PICTURESQUE POETICS
Eros Endures Though Eros is Gone
I bid you welcome, my brothers and sisters;
Look around and mark how many have come.
It would be heartening to a heart unburned,
So great a gathering of our own shunned.
For any who yet know nothing but the hate
Which has become the fact of us, let me here
Explain briefly how it came to such a state
And what cause drove me summon you all near.
Our world, Eros, was attacked by pirates,
These were but hirelings of Hall & Sons;
A number of them confessed, shrieking, to us
They came pillaging for Hall's money... and fun.
They burned homes, hospitals, water treatment plants,
Trams and space-ports, the mines and the factories;
Devastating Eros as an asset
For their rival, June-Corp, that was the scheme.

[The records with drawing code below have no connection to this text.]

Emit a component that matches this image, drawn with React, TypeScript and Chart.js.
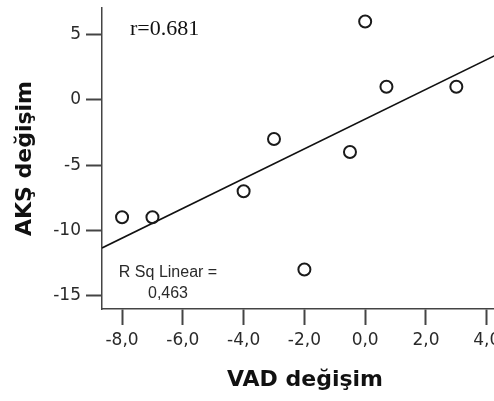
import React, { useEffect, useRef } from 'react';
import { Chart, registerables } from 'chart.js';

Chart.register(...registerables);

// Data
const vadChange = [-8, -7, -4, -3, -0.5, 0, 0.7, 3, -2];
const aksChange = [-9, -9, -7, -3, -4, 6, 1, 1, -13];
const xTicks = [-8, -6, -4, -2, 0, 2, 4];
const yTicks = [-15, -10, -5, 0, 5];
const xRange = [-8.66, 4.7];
const yRange = [-16.03, 7.04];
const xTitle = 'VAD değişim';
const yTitle = 'AKŞ değişim';
const rLabel = 'r=0.681';
const rsqLabel = ['R Sq Linear =', '0,463'];

function fitLine(xs: number[], ys: number[]) {
  const n = xs.length;
  const mx = xs.reduce((a, b) => a + b, 0) / n;
  const my = ys.reduce((a, b) => a + b, 0) / n;
  let sxy = 0;
  let sxx = 0;
  for (let i = 0; i < n; i++) {
    sxy += (xs[i] - mx) * (ys[i] - my);
    sxx += (xs[i] - mx) * (xs[i] - mx);
  }
  const slope = sxy / sxx;
  return { slope, intercept: my - slope * mx };
}

const annotations = {
  id: 'annotations',
  afterDraw(chart: any) {
    const { ctx, chartArea } = chart;
    ctx.save();
    ctx.fillStyle = '#111';
    ctx.font = '22px "Liberation Serif"';
    ctx.textAlign = 'left';
    ctx.textBaseline = 'alphabetic';
    ctx.fillText(rLabel, chartArea.left + 28, chartArea.top + 27);
    ctx.fillStyle = '#2a2a2a';
    ctx.font = '16px "Liberation Sans"';
    ctx.textAlign = 'center';
    ctx.fillText(rsqLabel[0], chartArea.left + 66, chartArea.bottom - 32);
    ctx.fillText(rsqLabel[1], chartArea.left + 66, chartArea.bottom - 11);
    ctx.restore();
  },
};

export default function App() {
  const ref = useRef<HTMLCanvasElement>(null);
  useEffect(() => {
    const { slope, intercept } = fitLine(vadChange, aksChange);
    const points = vadChange.map((x, i) => ({ x, y: aksChange[i] }));
    const fit = xRange.map((x) => ({ x, y: intercept + slope * x }));
    const tickFont = { family: 'DejaVu Sans', size: 17 };
    const titleFont = { family: 'DejaVu Sans', size: 22, weight: 'bold' as const };
    const chart = new Chart(ref.current!, {
      type: 'scatter',
      data: {
        datasets: [
          {
            data: points,
            pointRadius: 6,
            pointHoverRadius: 6,
            pointBorderWidth: 2,
            pointBorderColor: '#1a1a1a',
            pointBackgroundColor: 'rgba(255,255,255,0)',
          },
          {
            data: fit,
            showLine: true,
            pointRadius: 0,
            borderColor: '#111',
            borderWidth: 1.6,
          } as any,
        ],
      },
      options: {
        animation: false,
        responsive: false,
        devicePixelRatio: 1,
        layout: { padding: { left: 0, top: 6, right: 32, bottom: 0 } },
        plugins: { legend: { display: false }, tooltip: { enabled: false } },
        scales: {
          x: {
            type: 'linear',
            min: xRange[0],
            max: xRange[1],
            afterBuildTicks: (s: any) => {
              s.ticks = xTicks.map((v) => ({ value: v }));
            },
            afterFit: (s: any) => {
              s.height = 92;
              s.paddingLeft = 0;
              s.paddingRight = 0;
            },
            grid: {
              display: true,
              drawOnChartArea: false,
              drawTicks: true,
              tickLength: 16,
              tickWidth: 2,
              tickColor: '#444',
            },
            border: { display: true, color: '#444', width: 1.5 },
            ticks: {
              padding: 5,
              color: '#2a2a2a',
              font: tickFont,
              maxRotation: 0,
              autoSkip: false,
              callback: (v: any) => Number(v).toFixed(1).replace('.', ','),
            },
            title: {
              display: true,
              text: xTitle,
              color: '#111',
              font: titleFont,
              padding: { top: 0, bottom: 8 },
            },
          },
          y: {
            type: 'linear',
            min: yRange[0],
            max: yRange[1],
            afterBuildTicks: (s: any) => {
              s.ticks = yTicks.map((v) => ({ value: v }));
            },
            afterFit: (s: any) => {
              s.width = 102;
              s.paddingTop = 0;
              s.paddingBottom = 0;
            },
            grid: {
              display: true,
              drawOnChartArea: false,
              drawTicks: true,
              tickLength: 16,
              tickWidth: 2,
              tickColor: '#444',
            },
            border: { display: true, color: '#444', width: 1.5 },
            ticks: {
              padding: 5,
              color: '#2a2a2a',
              font: tickFont,
              autoSkip: false,
              callback: (v: any) => String(v),
            },
            title: {
              display: true,
              text: yTitle,
              color: '#111',
              font: titleFont,
              padding: { top: 12.4, bottom: 0 },
            },
          },
        },
      },
      plugins: [annotations],
    });
    return () => chart.destroy();
  }, []);
  return (
    <div
      style={{
        position: 'fixed',
        left: 0,
        top: 0,
        width: 494,
        height: 401,
        overflow: 'hidden',
        background: '#fff',
      }}
    >
      <canvas ref={ref} width={540} height={401} style={{ display: 'block', width: 540, height: 401 }} />
    </div>
  );
}
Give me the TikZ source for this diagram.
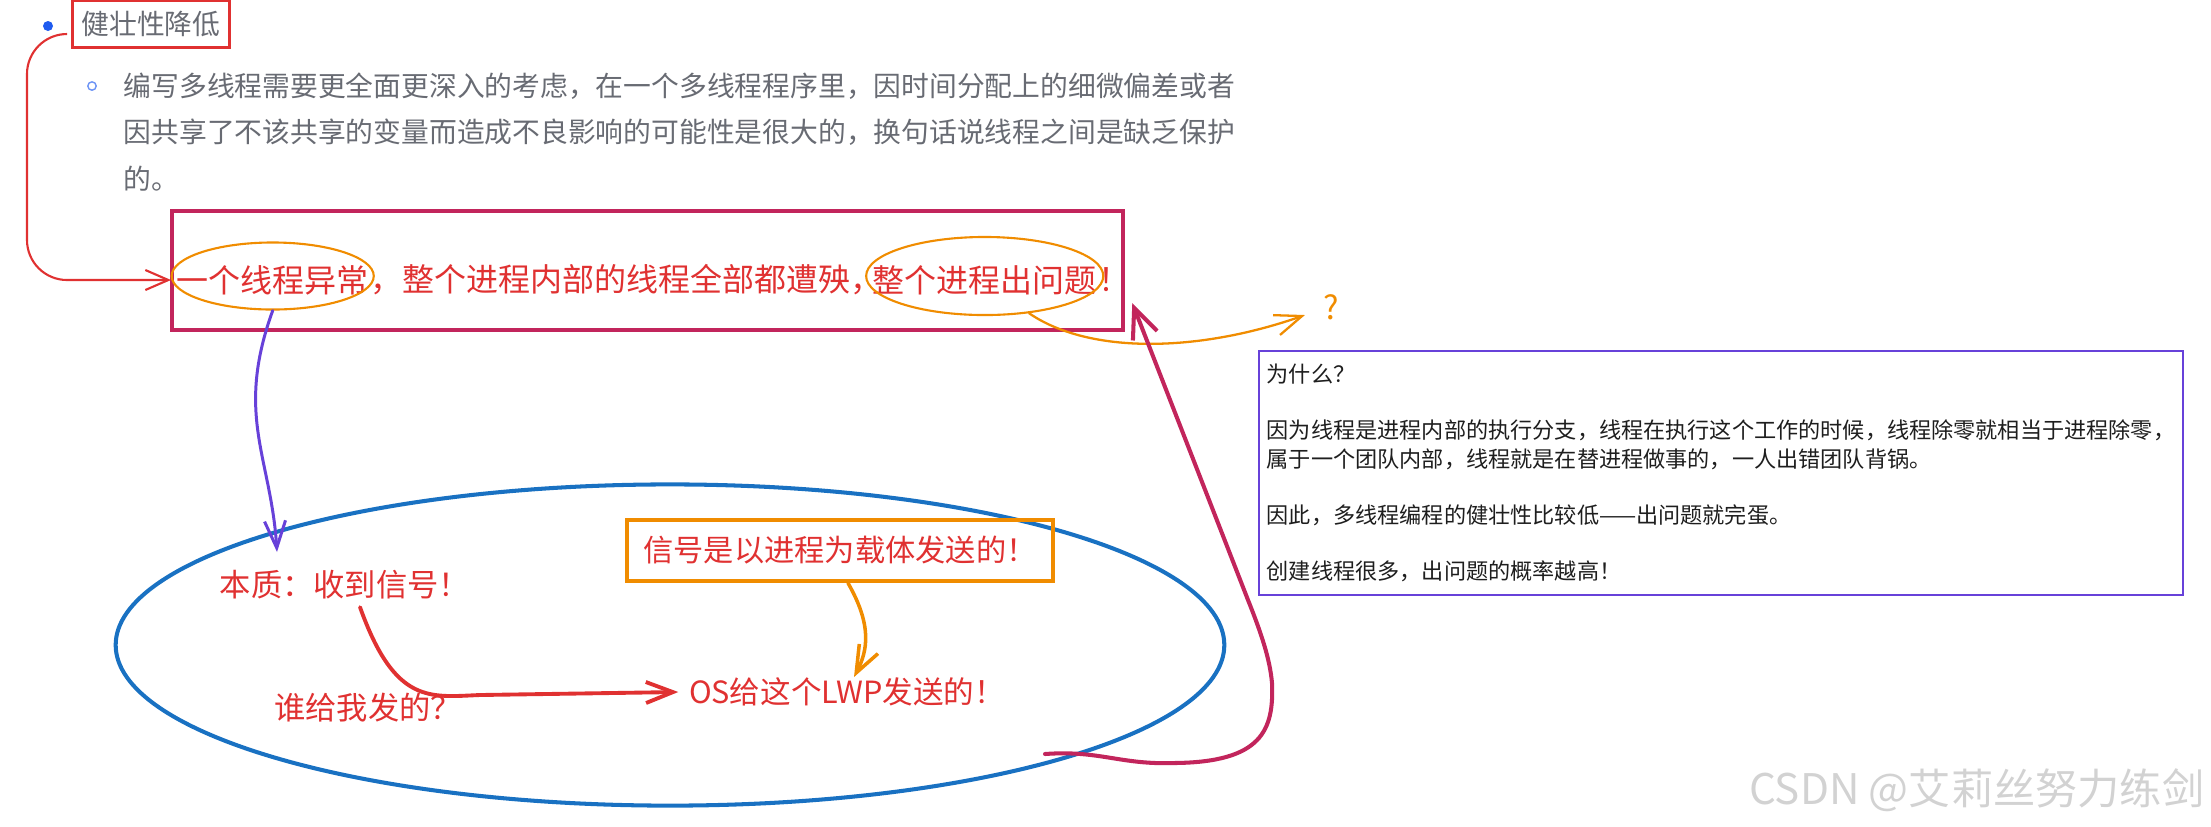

And soon the founders and owners of Eros
Judged it was improvidential to remain;
But before they left, their doctors poisoned us,
They thought to make an army of the insane.
You know what came next, you've all known the rage,
You've felt little else for a score of weeks.
June-Corp made us wrathful beasts in a thin cage;
You hate me as I hate you whilst here I speak.
They intended that our hate should destroy
All which Hall and Sons would come to acquire,
Including ourselves, but our choices annoy
Their schemes, for we do not choose to expire.
For a time our minds knew nothing but hate
And rage and the will to tear all things apart,
But heeding the urge does nothing to abate
Its tenacity; now darkly burn our hearts.
I took no joy from the violence I craved,
The bodies at my feet did not satisfy,
I feel no grief, though my own wife I've slain,
Her face does not tarry behind my closed eyes.
But our wits are not burned away with our souls,
We recognized our hate was unnatural,
Knowledge fostered our choice to slip its hold,
By force of will we can act peaceable.
Now wrathful monsters who once were human
Have gathered here, as common sense insists;
There's work to do and evil plots to spurn
And engineered depravity to resist.
What was done to us must not be repeated,
Humanity should not suffer such a plague,
Others must be mortified in our stead
A demonstration to all worlds must be made.
When the coming scouts come to survey their prize,
We'll take their ship, their lives and their transmitters
And send through the stars a horrid surprise;
We'll show the best and worst of what's left of us.
Above all, the truth they shall discover,
Soulful people may behold the evil.
If I could, I'd hope their rage needs no stir,
Such as was forced upon Eros' people.